___ DATA SHOWN
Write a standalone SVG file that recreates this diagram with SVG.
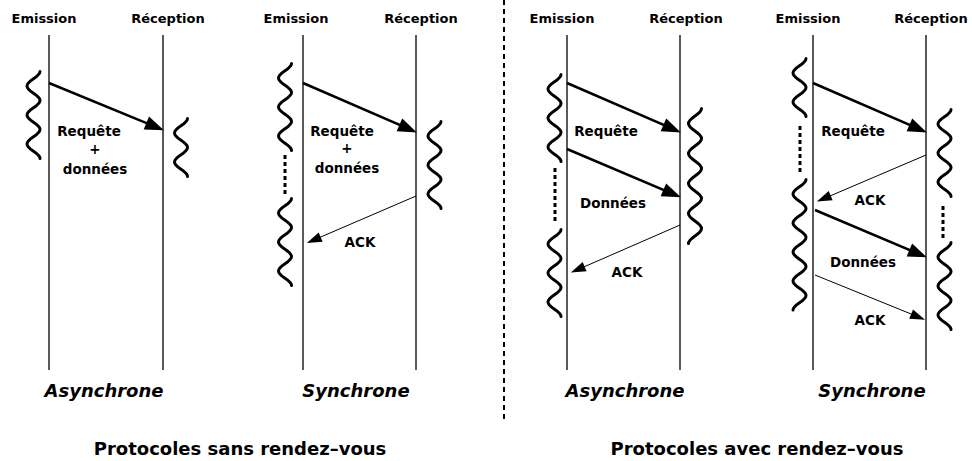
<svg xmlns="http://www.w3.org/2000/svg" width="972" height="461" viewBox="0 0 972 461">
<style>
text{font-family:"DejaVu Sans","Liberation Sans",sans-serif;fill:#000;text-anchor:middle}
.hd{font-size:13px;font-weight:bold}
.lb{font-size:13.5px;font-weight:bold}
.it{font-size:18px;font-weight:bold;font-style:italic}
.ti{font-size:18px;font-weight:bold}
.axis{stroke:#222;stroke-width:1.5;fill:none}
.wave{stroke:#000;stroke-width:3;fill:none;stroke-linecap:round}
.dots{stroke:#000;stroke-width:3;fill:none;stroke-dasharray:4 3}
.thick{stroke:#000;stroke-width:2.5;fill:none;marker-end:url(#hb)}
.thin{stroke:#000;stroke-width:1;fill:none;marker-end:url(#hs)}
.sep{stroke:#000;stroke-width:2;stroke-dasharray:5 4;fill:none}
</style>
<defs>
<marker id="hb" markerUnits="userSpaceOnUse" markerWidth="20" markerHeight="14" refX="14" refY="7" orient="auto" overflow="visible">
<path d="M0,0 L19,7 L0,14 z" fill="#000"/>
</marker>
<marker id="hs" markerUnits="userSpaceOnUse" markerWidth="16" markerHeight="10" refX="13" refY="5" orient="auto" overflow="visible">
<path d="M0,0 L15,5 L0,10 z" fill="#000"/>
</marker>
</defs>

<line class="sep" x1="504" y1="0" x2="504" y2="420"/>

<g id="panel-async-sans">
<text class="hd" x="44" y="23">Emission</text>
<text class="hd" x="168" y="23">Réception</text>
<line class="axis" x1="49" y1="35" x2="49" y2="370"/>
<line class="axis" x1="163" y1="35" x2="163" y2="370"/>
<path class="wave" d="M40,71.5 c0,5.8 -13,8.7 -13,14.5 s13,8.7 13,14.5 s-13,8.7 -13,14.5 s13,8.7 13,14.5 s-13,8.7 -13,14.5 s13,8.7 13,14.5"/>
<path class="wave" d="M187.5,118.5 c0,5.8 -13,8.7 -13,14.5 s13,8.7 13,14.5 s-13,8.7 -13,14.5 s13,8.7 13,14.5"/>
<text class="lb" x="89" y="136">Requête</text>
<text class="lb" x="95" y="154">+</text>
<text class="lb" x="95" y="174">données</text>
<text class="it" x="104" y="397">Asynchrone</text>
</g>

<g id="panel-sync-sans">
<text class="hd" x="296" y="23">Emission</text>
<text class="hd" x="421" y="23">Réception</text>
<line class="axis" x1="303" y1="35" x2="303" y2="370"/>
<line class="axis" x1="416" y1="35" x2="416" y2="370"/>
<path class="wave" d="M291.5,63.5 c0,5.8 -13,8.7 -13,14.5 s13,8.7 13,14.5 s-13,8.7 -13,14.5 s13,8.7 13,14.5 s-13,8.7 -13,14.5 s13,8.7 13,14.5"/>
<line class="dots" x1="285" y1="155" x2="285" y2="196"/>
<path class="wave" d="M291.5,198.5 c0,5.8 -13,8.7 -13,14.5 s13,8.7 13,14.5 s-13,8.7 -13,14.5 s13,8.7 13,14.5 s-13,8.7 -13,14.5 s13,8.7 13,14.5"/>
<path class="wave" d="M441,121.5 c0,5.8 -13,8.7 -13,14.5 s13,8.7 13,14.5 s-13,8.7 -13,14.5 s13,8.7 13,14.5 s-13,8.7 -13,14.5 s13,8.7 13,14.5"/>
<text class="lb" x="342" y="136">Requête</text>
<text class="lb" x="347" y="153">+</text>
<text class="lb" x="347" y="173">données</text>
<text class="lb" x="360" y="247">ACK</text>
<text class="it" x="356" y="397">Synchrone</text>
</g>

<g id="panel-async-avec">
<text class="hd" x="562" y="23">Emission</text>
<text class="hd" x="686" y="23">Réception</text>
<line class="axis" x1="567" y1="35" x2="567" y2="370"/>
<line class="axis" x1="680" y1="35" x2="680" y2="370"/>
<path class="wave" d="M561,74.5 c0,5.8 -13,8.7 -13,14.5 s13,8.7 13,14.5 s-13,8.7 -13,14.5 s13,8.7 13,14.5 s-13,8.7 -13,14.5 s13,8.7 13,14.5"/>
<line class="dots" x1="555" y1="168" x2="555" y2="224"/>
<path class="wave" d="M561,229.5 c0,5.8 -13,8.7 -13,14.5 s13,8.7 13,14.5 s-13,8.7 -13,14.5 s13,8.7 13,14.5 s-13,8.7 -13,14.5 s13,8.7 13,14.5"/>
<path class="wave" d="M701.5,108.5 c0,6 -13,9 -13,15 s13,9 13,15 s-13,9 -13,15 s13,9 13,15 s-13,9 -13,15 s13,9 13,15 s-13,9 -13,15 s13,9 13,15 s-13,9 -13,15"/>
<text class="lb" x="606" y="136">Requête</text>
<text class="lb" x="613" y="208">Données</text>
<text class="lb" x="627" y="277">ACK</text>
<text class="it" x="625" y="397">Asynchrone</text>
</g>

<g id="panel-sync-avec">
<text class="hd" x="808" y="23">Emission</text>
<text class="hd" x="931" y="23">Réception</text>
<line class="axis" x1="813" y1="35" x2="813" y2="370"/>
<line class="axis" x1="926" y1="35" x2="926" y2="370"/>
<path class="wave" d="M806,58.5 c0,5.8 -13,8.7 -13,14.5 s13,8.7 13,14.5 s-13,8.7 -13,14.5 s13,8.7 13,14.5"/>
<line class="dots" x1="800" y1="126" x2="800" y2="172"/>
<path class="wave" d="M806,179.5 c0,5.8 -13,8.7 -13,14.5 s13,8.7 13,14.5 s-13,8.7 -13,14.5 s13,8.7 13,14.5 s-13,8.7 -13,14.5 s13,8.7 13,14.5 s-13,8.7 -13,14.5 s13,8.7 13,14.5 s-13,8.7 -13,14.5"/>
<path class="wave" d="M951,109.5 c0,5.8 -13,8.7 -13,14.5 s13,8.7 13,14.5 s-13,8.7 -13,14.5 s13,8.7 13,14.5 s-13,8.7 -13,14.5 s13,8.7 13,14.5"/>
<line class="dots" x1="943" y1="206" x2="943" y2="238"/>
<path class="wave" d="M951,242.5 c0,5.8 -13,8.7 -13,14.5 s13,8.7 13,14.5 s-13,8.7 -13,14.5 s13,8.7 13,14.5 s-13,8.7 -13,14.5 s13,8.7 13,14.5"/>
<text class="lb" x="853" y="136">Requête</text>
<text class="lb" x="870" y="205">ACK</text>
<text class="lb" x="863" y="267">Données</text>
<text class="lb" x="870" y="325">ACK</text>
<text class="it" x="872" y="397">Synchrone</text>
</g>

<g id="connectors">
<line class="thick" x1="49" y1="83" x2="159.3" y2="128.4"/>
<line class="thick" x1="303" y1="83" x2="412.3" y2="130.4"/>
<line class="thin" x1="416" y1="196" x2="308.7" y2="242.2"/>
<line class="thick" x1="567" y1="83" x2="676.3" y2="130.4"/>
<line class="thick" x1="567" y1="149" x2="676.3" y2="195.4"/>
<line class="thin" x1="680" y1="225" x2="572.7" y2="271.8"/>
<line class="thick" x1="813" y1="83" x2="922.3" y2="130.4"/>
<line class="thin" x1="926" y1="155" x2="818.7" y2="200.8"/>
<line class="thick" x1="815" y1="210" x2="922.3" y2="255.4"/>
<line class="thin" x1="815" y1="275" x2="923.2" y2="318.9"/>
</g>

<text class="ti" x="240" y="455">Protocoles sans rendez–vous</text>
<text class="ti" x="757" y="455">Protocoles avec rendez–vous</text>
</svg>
______
DIRECTION:
Copy the material shown above in full and exactly. Skip the pictures.

SOLUTION:
Write a standalone SVG file that recreates this diagram with SVG.
<svg xmlns="http://www.w3.org/2000/svg" width="972" height="461" viewBox="0 0 972 461">
<style>
text{font-family:"DejaVu Sans","Liberation Sans",sans-serif;fill:#000;text-anchor:middle}
.hd{font-size:13px;font-weight:bold}
.lb{font-size:13.5px;font-weight:bold}
.it{font-size:18px;font-weight:bold;font-style:italic}
.ti{font-size:18px;font-weight:bold}
.axis{stroke:#222;stroke-width:1.5;fill:none}
.wave{stroke:#000;stroke-width:3;fill:none;stroke-linecap:round}
.dots{stroke:#000;stroke-width:3;fill:none;stroke-dasharray:4 3}
.thick{stroke:#000;stroke-width:2.5;fill:none;marker-end:url(#hb)}
.thin{stroke:#000;stroke-width:1;fill:none;marker-end:url(#hs)}
.sep{stroke:#000;stroke-width:2;stroke-dasharray:5 4;fill:none}
</style>
<defs>
<marker id="hb" markerUnits="userSpaceOnUse" markerWidth="20" markerHeight="14" refX="14" refY="7" orient="auto" overflow="visible">
<path d="M0,0 L19,7 L0,14 z" fill="#000"/>
</marker>
<marker id="hs" markerUnits="userSpaceOnUse" markerWidth="16" markerHeight="10" refX="13" refY="5" orient="auto" overflow="visible">
<path d="M0,0 L15,5 L0,10 z" fill="#000"/>
</marker>
</defs>

<line class="sep" x1="504" y1="0" x2="504" y2="420"/>

<g id="panel-async-sans">
<text class="hd" x="44" y="23">Emission</text>
<text class="hd" x="168" y="23">Réception</text>
<line class="axis" x1="49" y1="35" x2="49" y2="370"/>
<line class="axis" x1="163" y1="35" x2="163" y2="370"/>
<path class="wave" d="M40,71.5 c0,5.8 -13,8.7 -13,14.5 s13,8.7 13,14.5 s-13,8.7 -13,14.5 s13,8.7 13,14.5 s-13,8.7 -13,14.5 s13,8.7 13,14.5"/>
<path class="wave" d="M187.5,118.5 c0,5.8 -13,8.7 -13,14.5 s13,8.7 13,14.5 s-13,8.7 -13,14.5 s13,8.7 13,14.5"/>
<text class="lb" x="89" y="136">Requête</text>
<text class="lb" x="95" y="154">+</text>
<text class="lb" x="95" y="174">données</text>
<text class="it" x="104" y="397">Asynchrone</text>
</g>

<g id="panel-sync-sans">
<text class="hd" x="296" y="23">Emission</text>
<text class="hd" x="421" y="23">Réception</text>
<line class="axis" x1="303" y1="35" x2="303" y2="370"/>
<line class="axis" x1="416" y1="35" x2="416" y2="370"/>
<path class="wave" d="M291.5,63.5 c0,5.8 -13,8.7 -13,14.5 s13,8.7 13,14.5 s-13,8.7 -13,14.5 s13,8.7 13,14.5 s-13,8.7 -13,14.5 s13,8.7 13,14.5"/>
<line class="dots" x1="285" y1="155" x2="285" y2="196"/>
<path class="wave" d="M291.5,198.5 c0,5.8 -13,8.7 -13,14.5 s13,8.7 13,14.5 s-13,8.7 -13,14.5 s13,8.7 13,14.5 s-13,8.7 -13,14.5 s13,8.7 13,14.5"/>
<path class="wave" d="M441,121.5 c0,5.8 -13,8.7 -13,14.5 s13,8.7 13,14.5 s-13,8.7 -13,14.5 s13,8.7 13,14.5 s-13,8.7 -13,14.5 s13,8.7 13,14.5"/>
<text class="lb" x="342" y="136">Requête</text>
<text class="lb" x="347" y="153">+</text>
<text class="lb" x="347" y="173">données</text>
<text class="lb" x="360" y="247">ACK</text>
<text class="it" x="356" y="397">Synchrone</text>
</g>

<g id="panel-async-avec">
<text class="hd" x="562" y="23">Emission</text>
<text class="hd" x="686" y="23">Réception</text>
<line class="axis" x1="567" y1="35" x2="567" y2="370"/>
<line class="axis" x1="680" y1="35" x2="680" y2="370"/>
<path class="wave" d="M561,74.5 c0,5.8 -13,8.7 -13,14.5 s13,8.7 13,14.5 s-13,8.7 -13,14.5 s13,8.7 13,14.5 s-13,8.7 -13,14.5 s13,8.7 13,14.5"/>
<line class="dots" x1="555" y1="168" x2="555" y2="224"/>
<path class="wave" d="M561,229.5 c0,5.8 -13,8.7 -13,14.5 s13,8.7 13,14.5 s-13,8.7 -13,14.5 s13,8.7 13,14.5 s-13,8.7 -13,14.5 s13,8.7 13,14.5"/>
<path class="wave" d="M701.5,108.5 c0,6 -13,9 -13,15 s13,9 13,15 s-13,9 -13,15 s13,9 13,15 s-13,9 -13,15 s13,9 13,15 s-13,9 -13,15 s13,9 13,15 s-13,9 -13,15"/>
<text class="lb" x="606" y="136">Requête</text>
<text class="lb" x="613" y="208">Données</text>
<text class="lb" x="627" y="277">ACK</text>
<text class="it" x="625" y="397">Asynchrone</text>
</g>

<g id="panel-sync-avec">
<text class="hd" x="808" y="23">Emission</text>
<text class="hd" x="931" y="23">Réception</text>
<line class="axis" x1="813" y1="35" x2="813" y2="370"/>
<line class="axis" x1="926" y1="35" x2="926" y2="370"/>
<path class="wave" d="M806,58.5 c0,5.8 -13,8.7 -13,14.5 s13,8.7 13,14.5 s-13,8.7 -13,14.5 s13,8.7 13,14.5"/>
<line class="dots" x1="800" y1="126" x2="800" y2="172"/>
<path class="wave" d="M806,179.5 c0,5.8 -13,8.7 -13,14.5 s13,8.7 13,14.5 s-13,8.7 -13,14.5 s13,8.7 13,14.5 s-13,8.7 -13,14.5 s13,8.7 13,14.5 s-13,8.7 -13,14.5 s13,8.7 13,14.5 s-13,8.7 -13,14.5"/>
<path class="wave" d="M951,109.5 c0,5.8 -13,8.7 -13,14.5 s13,8.7 13,14.5 s-13,8.7 -13,14.5 s13,8.7 13,14.5 s-13,8.7 -13,14.5 s13,8.7 13,14.5"/>
<line class="dots" x1="943" y1="206" x2="943" y2="238"/>
<path class="wave" d="M951,242.5 c0,5.8 -13,8.7 -13,14.5 s13,8.7 13,14.5 s-13,8.7 -13,14.5 s13,8.7 13,14.5 s-13,8.7 -13,14.5 s13,8.7 13,14.5"/>
<text class="lb" x="853" y="136">Requête</text>
<text class="lb" x="870" y="205">ACK</text>
<text class="lb" x="863" y="267">Données</text>
<text class="lb" x="870" y="325">ACK</text>
<text class="it" x="872" y="397">Synchrone</text>
</g>

<g id="connectors">
<line class="thick" x1="49" y1="83" x2="159.3" y2="128.4"/>
<line class="thick" x1="303" y1="83" x2="412.3" y2="130.4"/>
<line class="thin" x1="416" y1="196" x2="308.7" y2="242.2"/>
<line class="thick" x1="567" y1="83" x2="676.3" y2="130.4"/>
<line class="thick" x1="567" y1="149" x2="676.3" y2="195.4"/>
<line class="thin" x1="680" y1="225" x2="572.7" y2="271.8"/>
<line class="thick" x1="813" y1="83" x2="922.3" y2="130.4"/>
<line class="thin" x1="926" y1="155" x2="818.7" y2="200.8"/>
<line class="thick" x1="815" y1="210" x2="922.3" y2="255.4"/>
<line class="thin" x1="815" y1="275" x2="923.2" y2="318.9"/>
</g>

<text class="ti" x="240" y="455">Protocoles sans rendez–vous</text>
<text class="ti" x="757" y="455">Protocoles avec rendez–vous</text>
</svg>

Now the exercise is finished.